Task –
Your task is to copy the listing exactly. Drop any pictures from the copy.

>> Start

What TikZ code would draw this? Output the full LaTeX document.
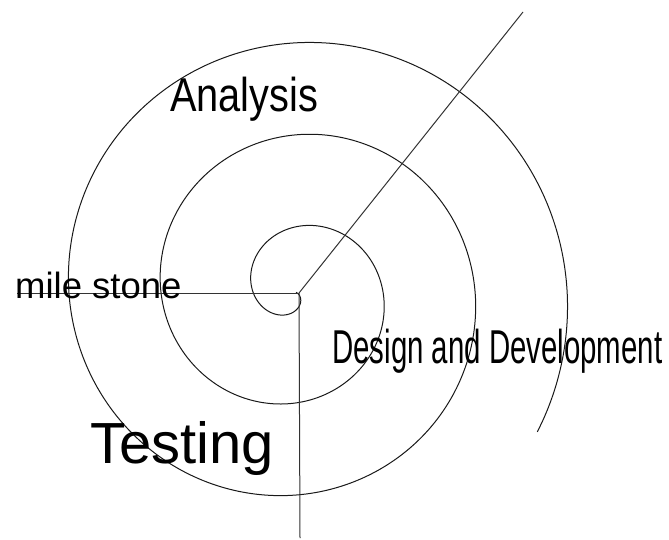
\documentclass[tikz,border=0pt]{standalone}
\usepackage{fontspec}
\setmainfont{Liberation Sans}
\usepackage{graphicx}
\newcommand{\narrowtext}[3]{\scalebox{#2}[1]{\fontsize{#1}{#1}\selectfont #3}}
\begin{document}
\begin{tikzpicture}[x=1pt,y=-1pt,
        phase/.style={anchor=base west,inner sep=0pt,text=black},
        axisline/.style={line width=1pt,black!80}]
            \useasboundingbox (0,0) rectangle (669,540);

            \draw[line width=1pt,black!90] plot[domain=20:1110,samples=400,smooth]
                ({295+(19+0.2557*(\x-90))*cos(\x)},{292+(19+0.2557*(\x-90))*sin(\x)});

            \coordinate (hub) at (299,293);
            \coordinate (ne) at (523,12);
            \coordinate (w) at (17,293);
            \coordinate (s) at (300,538);
            \draw[axisline] (hub) -- (ne);
            \draw[axisline] (hub) -- (w);
            \draw[axisline] (hub) -- (s);

            \node[phase] (analysis) at (170,112) {\narrowtext{47.5}{0.837}{Analysis}};
            \node[phase] (milestone) at (15,298) {\narrowtext{36.5}{1}{mile stone}};
            \node[phase] (design) at (332,363) {\narrowtext{47.5}{0.619}{Design and Development}};
            \node[phase] (testing) at (90,463) {\narrowtext{58}{1}{Testing}};
        \end{tikzpicture}
\end{document}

>> End

Written response –
What TikZ code would draw this? Output the full LaTeX document.
\documentclass[tikz,border=0pt]{standalone}
\usepackage{fontspec}
\setmainfont{Liberation Sans}
\usepackage{graphicx}
\newcommand{\narrowtext}[3]{\scalebox{#2}[1]{\fontsize{#1}{#1}\selectfont #3}}
\begin{document}
\begin{tikzpicture}[x=1pt,y=-1pt,
        phase/.style={anchor=base west,inner sep=0pt,text=black},
        axisline/.style={line width=1pt,black!80}]
            \useasboundingbox (0,0) rectangle (669,540);

            \draw[line width=1pt,black!90] plot[domain=20:1110,samples=400,smooth]
                ({295+(19+0.2557*(\x-90))*cos(\x)},{292+(19+0.2557*(\x-90))*sin(\x)});

            \coordinate (hub) at (299,293);
            \coordinate (ne) at (523,12);
            \coordinate (w) at (17,293);
            \coordinate (s) at (300,538);
            \draw[axisline] (hub) -- (ne);
            \draw[axisline] (hub) -- (w);
            \draw[axisline] (hub) -- (s);

            \node[phase] (analysis) at (170,112) {\narrowtext{47.5}{0.837}{Analysis}};
            \node[phase] (milestone) at (15,298) {\narrowtext{36.5}{1}{mile stone}};
            \node[phase] (design) at (332,363) {\narrowtext{47.5}{0.619}{Design and Development}};
            \node[phase] (testing) at (90,463) {\narrowtext{58}{1}{Testing}};
        \end{tikzpicture}
\end{document}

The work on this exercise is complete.